Cheaper War Means More War

TALLIL AIR BASE, IRAQ - UNDATED: In this undated handout photo provided by the U.S. Air Force, airmen with the 64th Expeditionary Reconnaissance Squadron move an RQ-1 Predator Unmanned Aerial Vehicle at Tallil Air Base in Iraq.

Photo by Deb Smith/U.S. Air Force/Getty Images

Inspired by Rachel Maddow’s Drift: The Unmooring of American Military Power, Kevin Drum and Jonathan Bernstein debate whether or in what sense it’s gotten “easier” for the United States to initiate wars.

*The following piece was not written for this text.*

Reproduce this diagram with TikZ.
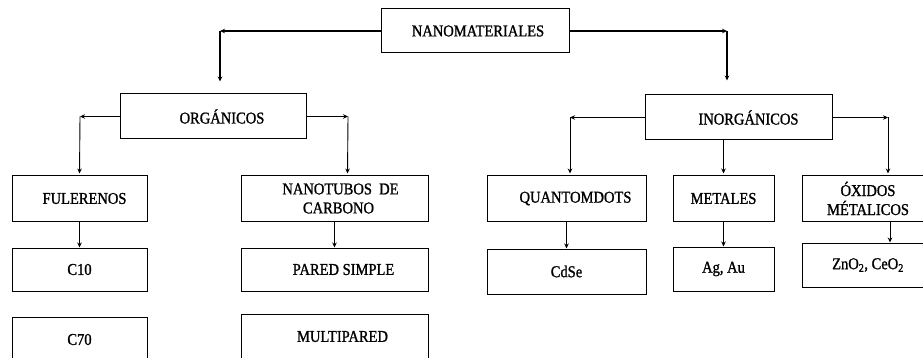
\documentclass[tikz,border=0pt]{standalone}
\usepackage{fontspec}
\setmainfont{Liberation Serif}[FakeBold=1.2, FakeStretch=0.88]
\usetikzlibrary{arrows.meta}
\tikzset{
  cajon/.style={draw=black, line width=1pt, rectangle, minimum height=45pt,
    inner sep=2pt, font=\fontsize{16.5}{19}\selectfont},
  flecha/.style={black, line width=0.9pt, ->},
  gruesa/.style={black, line width=1.7pt, ->}
}
\newcommand{\corr}[1]{\hspace*{#1}}
\begin{document}
\begin{tikzpicture}[x=1pt, y=-1pt, >={Stealth[length=5pt,width=4.5pt]}]
\useasboundingbox (0,0) rectangle (923,358);
\fill[white] (0,0) rectangle (923,358);
\clip (0,0) rectangle (923,358);
				% raiz
				\node[cajon, minimum width=188pt, minimum height=44pt] (nano) at (475,31) {\corr{6pt}NANOMATERIALES};
				\node[cajon, minimum width=186pt] (org) at (213,116.5) {\corr{18pt}ORGÁNICOS};
				\node[cajon, minimum width=187pt] (inorg) at (738.5,117.5) {\corr{20pt}INORGÁNICOS};
				% organicos
				\node[cajon, minimum width=135pt] (ful) at (79.5,198.5) {\corr{10pt}FULERENOS};
				\node[cajon, minimum width=135pt, minimum height=43pt] (c10) at (79.5,269.5) {C10};
				\node[cajon, minimum width=135pt] (c70) at (79.5,339.5) {C70};
				\node[cajon, minimum width=187pt, align=center] (nan) at (334.5,198.5) {\corr{12pt}NANOTUBOS\ \ DE\\\corr{8pt}CARBONO};
				\node[cajon, minimum width=187pt, minimum height=43pt] (ps) at (334.5,269.5) {\corr{18pt}PARED SIMPLE};
				\node[cajon, minimum width=187pt] (mp) at (334.5,336.5) {\corr{16pt}MULTIPARED};
				% inorganicos
				\node[cajon, minimum width=159pt] (qd) at (566.5,198.5) {\corr{18pt}QUANTOMDOTS};
				\node[cajon, minimum width=159pt] (cdse) at (566.5,271.5) {CdSe};
				\node[cajon, minimum width=101pt] (met) at (723.5,198.5) {METALES};
				\node[cajon, minimum width=101pt, minimum height=44pt] (agau) at (723.5,269) {Ag, Au};
				\node[cajon, minimum width=132pt, align=center] (oxi) at (868,198.5) {ÓXIDOS\\MÉTALICOS};
				\node[cajon, minimum width=132pt, minimum height=44pt] (zno) at (868,265) {ZnO\textsubscript{2}, CeO\textsubscript{2}};
				% esquinas
				\coordinate (nl) at (220,31);
				\coordinate (nr) at (727,31);
				\coordinate (ol) at (80,116.5);
				\coordinate (or) at (348,116.5);
				\coordinate (il) at (570,117.5);
				\coordinate (ir) at (888,117.5);
				% conectores
				\draw[gruesa] (nano.west) -- (nl);
				\draw[gruesa] (nl) -- ([xshift=7pt,yshift=12pt]org.north);
				\draw[gruesa] (nano.east) -- (nr);
				\draw[gruesa] (nr) -- ([xshift=-11.5pt,yshift=14pt]inorg.north);
				\draw[flecha] (org.west) -- (ol);
				\draw[flecha, shorten >=2pt] (ol) -- (ful.north);
				\draw[flecha] (org.east) -- (or);
				\draw[flecha, shorten >=2pt] (or) -- ([xshift=13pt]nan.north);
				\draw[flecha] (inorg.west) -- (il);
				\draw[flecha, shorten >=2pt] (il) -- ([xshift=3.5pt]qd.north);
				\draw[gruesa, shorten >=2pt] ([xshift=-15pt]inorg.south) -- (met.north);
				\draw[flecha] (inorg.east) -- (ir);
				\draw[flecha, shorten >=2pt] (ir) -- ([xshift=20pt]oxi.north);
				\draw[flecha] (ful.south) -- (c10.north);
				\draw[flecha] (nan.south) -- (ps.north);
				\draw[gruesa] (qd.south) -- (cdse.north);
				\draw[gruesa] (met.south) -- (agau.north);
				\draw[flecha] ([xshift=22pt]oxi.south) -- ([xshift=22pt]zno.north);
\end{tikzpicture}
\end{document}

I see the most relevant issue here as having a lot to do with technological and economic trends. Advanced industrial societies like the United States have gotten much more technically proficient at causing explosions inside foreign countries. You started to see this already in Vietnam where thanks to aerial bombardment North Vietnam was very much living through a total war even as the United States was waging a very limited one. But you see it to a staggering extent in contemporary Pakistan where the main American combatants are unmanned aerial vehicles. In Thomas Jefferson’s time, if you wanted to create an explosion on the Indian Subcontinent a whole bunch of people would have to sail halfway around the world, disembark, walk to the target city, and fight a battle. Today it can be done by a guy sitting in an air conditioned cubicle somewhere. Military spending is, as proponents of more military spending like to point out, currently at a relatively low level in historical terms despite a decade-plus of constant warfighting. Since the country can afford more war, its leaders have chosen to purchase more war. I think it’s telling that Denmark after a long history of basically never engaging in expeditionary military undertakings currently has troops deployed in Kosovo and Afghanistan, sent troops to Iraq, and bombed Qaddafi’s forces in Libya last year.